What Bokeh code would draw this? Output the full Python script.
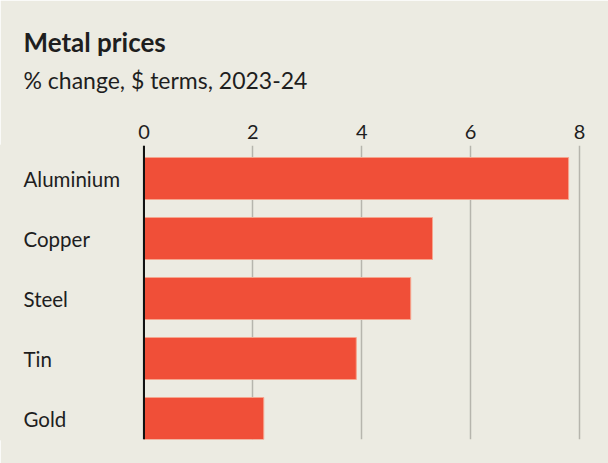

########

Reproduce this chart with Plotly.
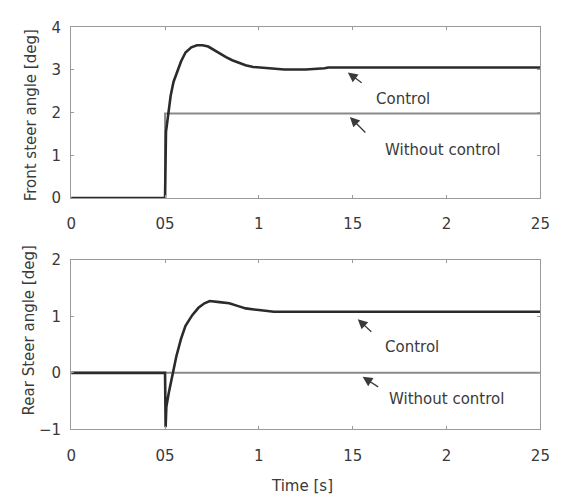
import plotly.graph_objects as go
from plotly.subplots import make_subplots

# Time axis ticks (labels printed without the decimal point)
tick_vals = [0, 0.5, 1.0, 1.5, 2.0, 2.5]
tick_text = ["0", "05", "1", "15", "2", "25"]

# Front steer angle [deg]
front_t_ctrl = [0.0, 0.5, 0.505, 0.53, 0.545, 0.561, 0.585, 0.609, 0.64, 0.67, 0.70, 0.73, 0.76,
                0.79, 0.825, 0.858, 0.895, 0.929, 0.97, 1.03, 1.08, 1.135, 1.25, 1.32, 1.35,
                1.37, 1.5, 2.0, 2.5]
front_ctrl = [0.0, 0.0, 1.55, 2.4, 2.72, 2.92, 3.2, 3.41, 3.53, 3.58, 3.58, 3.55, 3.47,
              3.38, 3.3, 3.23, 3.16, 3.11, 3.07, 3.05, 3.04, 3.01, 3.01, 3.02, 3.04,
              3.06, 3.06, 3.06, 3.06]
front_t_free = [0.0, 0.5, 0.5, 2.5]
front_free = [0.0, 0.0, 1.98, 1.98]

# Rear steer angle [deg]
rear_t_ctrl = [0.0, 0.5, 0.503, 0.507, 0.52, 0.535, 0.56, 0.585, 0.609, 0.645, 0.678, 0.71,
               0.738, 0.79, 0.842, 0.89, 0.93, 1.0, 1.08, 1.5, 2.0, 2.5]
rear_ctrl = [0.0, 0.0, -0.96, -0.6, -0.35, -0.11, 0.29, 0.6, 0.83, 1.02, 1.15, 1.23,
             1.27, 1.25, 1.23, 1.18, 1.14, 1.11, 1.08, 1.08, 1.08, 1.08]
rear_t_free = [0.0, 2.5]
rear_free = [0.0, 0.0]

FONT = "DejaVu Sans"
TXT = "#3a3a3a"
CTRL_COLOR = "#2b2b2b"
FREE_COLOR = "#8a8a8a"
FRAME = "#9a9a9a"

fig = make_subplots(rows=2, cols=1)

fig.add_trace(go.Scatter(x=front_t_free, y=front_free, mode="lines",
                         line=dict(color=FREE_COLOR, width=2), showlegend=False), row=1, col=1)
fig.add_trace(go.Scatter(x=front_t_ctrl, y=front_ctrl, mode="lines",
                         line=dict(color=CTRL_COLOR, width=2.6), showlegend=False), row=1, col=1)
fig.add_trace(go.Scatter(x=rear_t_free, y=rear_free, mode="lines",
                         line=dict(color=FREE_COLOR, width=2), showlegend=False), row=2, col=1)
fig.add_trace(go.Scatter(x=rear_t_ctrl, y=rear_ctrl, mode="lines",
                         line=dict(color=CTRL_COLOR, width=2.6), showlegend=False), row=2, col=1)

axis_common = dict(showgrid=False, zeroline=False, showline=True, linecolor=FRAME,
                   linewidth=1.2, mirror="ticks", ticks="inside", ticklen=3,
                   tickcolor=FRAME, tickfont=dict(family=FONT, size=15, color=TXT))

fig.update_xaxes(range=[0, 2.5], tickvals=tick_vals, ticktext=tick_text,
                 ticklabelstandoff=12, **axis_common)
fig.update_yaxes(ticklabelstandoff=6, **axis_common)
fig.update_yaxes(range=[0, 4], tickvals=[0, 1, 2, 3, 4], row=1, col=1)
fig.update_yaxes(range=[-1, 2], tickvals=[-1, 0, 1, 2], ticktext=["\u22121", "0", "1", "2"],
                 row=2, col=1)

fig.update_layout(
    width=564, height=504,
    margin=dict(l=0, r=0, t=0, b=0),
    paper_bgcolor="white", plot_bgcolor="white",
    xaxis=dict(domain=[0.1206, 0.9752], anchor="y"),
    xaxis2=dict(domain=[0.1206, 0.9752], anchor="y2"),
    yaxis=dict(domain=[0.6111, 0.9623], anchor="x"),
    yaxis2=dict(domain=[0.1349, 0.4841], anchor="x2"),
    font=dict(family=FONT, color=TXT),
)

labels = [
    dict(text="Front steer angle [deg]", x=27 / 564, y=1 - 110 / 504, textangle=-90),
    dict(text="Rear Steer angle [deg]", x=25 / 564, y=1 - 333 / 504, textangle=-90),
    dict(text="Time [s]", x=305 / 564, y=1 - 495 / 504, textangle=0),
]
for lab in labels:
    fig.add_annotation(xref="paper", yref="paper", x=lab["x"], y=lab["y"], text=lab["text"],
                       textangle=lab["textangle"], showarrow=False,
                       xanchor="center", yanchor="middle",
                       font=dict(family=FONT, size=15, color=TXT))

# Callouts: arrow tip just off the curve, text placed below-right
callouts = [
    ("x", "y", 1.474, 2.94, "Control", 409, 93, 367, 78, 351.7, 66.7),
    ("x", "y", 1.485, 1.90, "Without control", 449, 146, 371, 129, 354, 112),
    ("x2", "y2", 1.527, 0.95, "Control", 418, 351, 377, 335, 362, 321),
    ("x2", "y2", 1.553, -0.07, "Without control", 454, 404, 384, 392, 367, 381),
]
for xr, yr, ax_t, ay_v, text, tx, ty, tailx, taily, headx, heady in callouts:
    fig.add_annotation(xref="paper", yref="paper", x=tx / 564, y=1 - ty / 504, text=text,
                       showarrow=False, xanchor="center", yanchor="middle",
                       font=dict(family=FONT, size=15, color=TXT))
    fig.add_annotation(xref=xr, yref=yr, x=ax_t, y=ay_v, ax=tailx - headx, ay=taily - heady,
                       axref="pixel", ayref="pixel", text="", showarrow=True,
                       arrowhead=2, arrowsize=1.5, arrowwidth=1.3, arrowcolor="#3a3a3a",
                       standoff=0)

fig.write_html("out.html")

########

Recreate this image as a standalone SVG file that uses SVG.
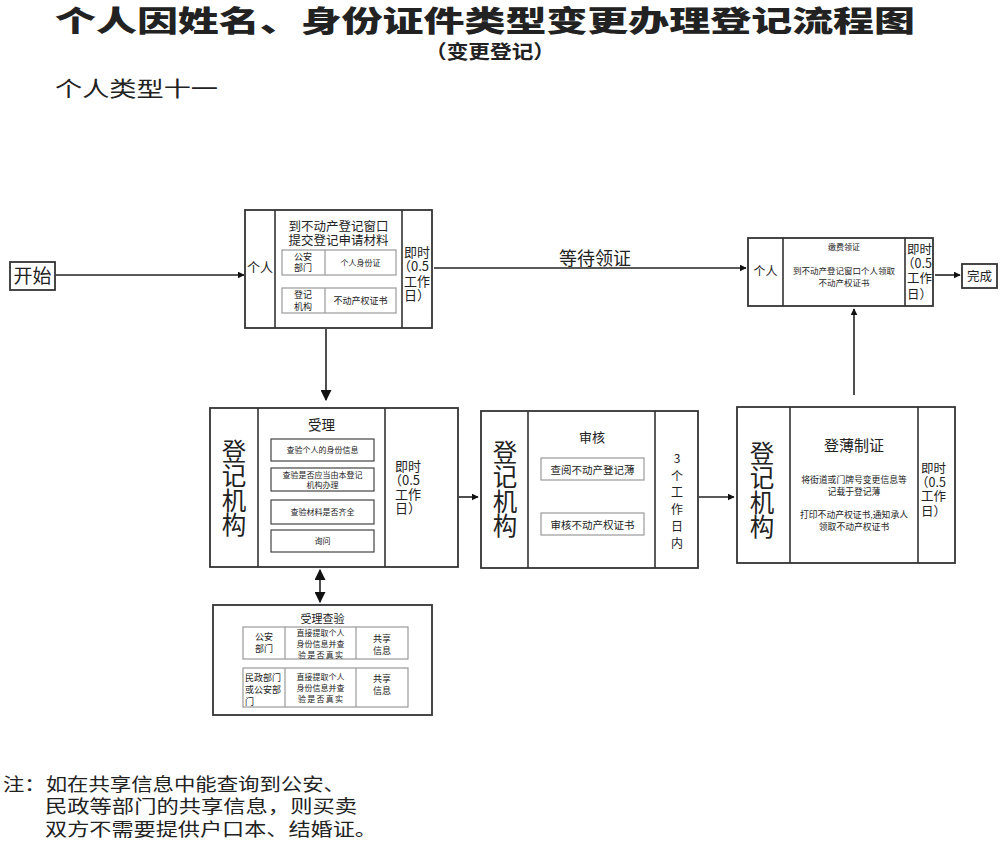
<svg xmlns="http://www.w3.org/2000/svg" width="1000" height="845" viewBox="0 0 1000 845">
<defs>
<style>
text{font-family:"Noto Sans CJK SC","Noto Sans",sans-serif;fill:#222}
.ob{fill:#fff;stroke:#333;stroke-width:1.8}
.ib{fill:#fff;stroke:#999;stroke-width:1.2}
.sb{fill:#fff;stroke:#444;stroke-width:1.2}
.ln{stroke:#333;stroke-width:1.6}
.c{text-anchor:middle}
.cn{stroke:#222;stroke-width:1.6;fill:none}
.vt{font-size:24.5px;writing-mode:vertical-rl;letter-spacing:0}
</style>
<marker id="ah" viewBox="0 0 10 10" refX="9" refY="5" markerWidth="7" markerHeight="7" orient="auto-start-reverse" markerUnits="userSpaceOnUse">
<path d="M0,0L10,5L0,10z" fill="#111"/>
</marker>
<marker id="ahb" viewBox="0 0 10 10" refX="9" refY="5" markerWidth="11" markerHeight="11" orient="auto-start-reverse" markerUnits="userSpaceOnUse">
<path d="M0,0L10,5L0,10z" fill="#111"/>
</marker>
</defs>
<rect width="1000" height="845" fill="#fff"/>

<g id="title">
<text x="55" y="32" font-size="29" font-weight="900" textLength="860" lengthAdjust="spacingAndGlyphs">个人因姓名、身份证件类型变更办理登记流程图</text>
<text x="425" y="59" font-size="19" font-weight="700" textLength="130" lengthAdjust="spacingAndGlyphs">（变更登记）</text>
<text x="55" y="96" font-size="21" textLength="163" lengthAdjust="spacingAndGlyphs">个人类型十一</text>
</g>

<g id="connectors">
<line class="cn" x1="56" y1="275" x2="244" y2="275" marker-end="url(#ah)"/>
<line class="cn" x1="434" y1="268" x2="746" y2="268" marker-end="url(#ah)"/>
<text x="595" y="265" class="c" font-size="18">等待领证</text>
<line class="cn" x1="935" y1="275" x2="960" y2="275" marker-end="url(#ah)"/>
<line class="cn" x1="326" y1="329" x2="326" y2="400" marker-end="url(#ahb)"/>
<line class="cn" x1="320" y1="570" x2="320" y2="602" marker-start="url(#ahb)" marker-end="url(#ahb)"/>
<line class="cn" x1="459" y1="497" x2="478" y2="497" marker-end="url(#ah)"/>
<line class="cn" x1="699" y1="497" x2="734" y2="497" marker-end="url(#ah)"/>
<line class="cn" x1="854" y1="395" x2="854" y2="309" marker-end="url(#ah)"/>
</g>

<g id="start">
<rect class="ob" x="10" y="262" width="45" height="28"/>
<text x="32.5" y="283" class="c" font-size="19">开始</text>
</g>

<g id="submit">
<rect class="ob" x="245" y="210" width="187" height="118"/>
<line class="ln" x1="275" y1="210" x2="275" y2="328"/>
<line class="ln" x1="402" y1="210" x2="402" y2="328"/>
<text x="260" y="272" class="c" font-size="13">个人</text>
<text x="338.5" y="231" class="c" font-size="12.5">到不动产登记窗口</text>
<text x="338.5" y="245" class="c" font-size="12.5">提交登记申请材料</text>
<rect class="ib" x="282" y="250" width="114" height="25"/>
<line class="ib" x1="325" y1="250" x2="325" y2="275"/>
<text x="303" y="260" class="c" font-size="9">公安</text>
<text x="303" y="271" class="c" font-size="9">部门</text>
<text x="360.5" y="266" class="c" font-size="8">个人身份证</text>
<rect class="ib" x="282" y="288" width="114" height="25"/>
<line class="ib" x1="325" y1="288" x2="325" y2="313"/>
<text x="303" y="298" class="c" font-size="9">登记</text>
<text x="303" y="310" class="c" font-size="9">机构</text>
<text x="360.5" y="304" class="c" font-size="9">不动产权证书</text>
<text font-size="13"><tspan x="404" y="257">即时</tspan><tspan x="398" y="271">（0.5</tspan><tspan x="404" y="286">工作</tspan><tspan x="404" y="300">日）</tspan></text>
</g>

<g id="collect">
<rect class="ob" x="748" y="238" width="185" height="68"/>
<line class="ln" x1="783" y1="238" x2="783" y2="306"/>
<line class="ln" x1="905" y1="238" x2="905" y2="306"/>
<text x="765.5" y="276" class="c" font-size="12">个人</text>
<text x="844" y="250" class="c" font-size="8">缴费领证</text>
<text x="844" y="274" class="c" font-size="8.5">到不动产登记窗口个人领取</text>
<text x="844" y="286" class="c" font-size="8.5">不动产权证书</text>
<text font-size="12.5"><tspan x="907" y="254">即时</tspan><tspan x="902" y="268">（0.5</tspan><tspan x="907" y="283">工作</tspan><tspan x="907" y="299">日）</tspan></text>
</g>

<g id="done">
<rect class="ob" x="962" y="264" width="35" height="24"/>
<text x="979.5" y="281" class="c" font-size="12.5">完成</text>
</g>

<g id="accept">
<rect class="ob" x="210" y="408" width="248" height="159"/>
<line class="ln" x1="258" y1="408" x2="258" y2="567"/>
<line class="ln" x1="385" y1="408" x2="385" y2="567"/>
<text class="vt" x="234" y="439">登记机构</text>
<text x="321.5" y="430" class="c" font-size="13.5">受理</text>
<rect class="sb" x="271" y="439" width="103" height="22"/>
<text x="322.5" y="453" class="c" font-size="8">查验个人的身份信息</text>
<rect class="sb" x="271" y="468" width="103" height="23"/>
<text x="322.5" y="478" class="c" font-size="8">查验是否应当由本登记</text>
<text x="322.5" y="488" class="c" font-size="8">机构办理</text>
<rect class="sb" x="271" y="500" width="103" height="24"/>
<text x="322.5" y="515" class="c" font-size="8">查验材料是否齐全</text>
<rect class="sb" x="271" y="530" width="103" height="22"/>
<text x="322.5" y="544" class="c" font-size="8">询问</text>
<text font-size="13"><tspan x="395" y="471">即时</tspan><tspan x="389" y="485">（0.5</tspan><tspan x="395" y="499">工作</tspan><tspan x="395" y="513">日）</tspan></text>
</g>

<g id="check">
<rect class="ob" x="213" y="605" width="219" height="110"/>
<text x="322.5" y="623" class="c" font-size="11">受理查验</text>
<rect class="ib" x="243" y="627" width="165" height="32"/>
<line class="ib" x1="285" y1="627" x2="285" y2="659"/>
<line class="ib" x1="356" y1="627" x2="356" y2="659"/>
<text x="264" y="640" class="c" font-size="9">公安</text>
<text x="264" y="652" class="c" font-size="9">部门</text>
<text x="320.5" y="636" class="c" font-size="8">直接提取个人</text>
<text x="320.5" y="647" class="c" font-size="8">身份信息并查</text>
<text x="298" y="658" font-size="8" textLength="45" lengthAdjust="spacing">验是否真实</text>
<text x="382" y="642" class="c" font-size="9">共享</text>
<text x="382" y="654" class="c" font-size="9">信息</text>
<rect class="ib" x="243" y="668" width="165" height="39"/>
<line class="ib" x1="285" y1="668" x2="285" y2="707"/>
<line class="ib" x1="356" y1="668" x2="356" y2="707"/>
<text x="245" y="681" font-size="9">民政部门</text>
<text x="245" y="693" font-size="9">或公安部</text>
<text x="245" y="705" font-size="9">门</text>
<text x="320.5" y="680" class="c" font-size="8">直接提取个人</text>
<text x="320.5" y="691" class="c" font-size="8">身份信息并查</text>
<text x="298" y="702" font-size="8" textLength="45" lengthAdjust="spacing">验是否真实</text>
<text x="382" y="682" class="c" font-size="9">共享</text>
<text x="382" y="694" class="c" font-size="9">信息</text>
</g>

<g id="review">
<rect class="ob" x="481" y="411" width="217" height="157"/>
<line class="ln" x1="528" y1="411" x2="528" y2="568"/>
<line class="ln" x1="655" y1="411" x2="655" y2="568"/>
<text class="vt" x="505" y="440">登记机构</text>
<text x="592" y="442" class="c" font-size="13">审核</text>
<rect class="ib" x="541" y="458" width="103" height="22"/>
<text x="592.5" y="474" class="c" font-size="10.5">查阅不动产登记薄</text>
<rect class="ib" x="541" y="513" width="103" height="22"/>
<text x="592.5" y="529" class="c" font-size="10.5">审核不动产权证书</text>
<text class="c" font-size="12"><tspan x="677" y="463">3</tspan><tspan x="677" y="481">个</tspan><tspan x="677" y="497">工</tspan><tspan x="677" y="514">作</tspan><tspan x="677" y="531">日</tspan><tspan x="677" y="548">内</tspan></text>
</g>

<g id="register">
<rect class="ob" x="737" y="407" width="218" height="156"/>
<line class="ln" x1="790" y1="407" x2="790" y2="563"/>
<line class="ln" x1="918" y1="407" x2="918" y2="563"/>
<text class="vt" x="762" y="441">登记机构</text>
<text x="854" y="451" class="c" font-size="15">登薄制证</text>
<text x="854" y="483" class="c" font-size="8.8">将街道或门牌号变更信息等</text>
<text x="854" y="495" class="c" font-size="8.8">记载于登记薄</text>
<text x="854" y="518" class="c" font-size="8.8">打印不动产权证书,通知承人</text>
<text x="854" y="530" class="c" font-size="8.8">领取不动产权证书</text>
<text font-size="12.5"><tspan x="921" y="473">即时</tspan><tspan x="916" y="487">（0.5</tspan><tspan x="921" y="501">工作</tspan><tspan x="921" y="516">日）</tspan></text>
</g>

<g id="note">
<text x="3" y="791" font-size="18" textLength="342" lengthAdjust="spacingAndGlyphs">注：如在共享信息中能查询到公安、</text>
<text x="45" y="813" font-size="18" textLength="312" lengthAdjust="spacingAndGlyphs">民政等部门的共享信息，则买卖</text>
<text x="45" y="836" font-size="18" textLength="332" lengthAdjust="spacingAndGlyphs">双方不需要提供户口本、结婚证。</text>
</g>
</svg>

########

* _Problem details_
Across the material above, count every line holding "this" and write down only the number.

* _Exercise solution_
3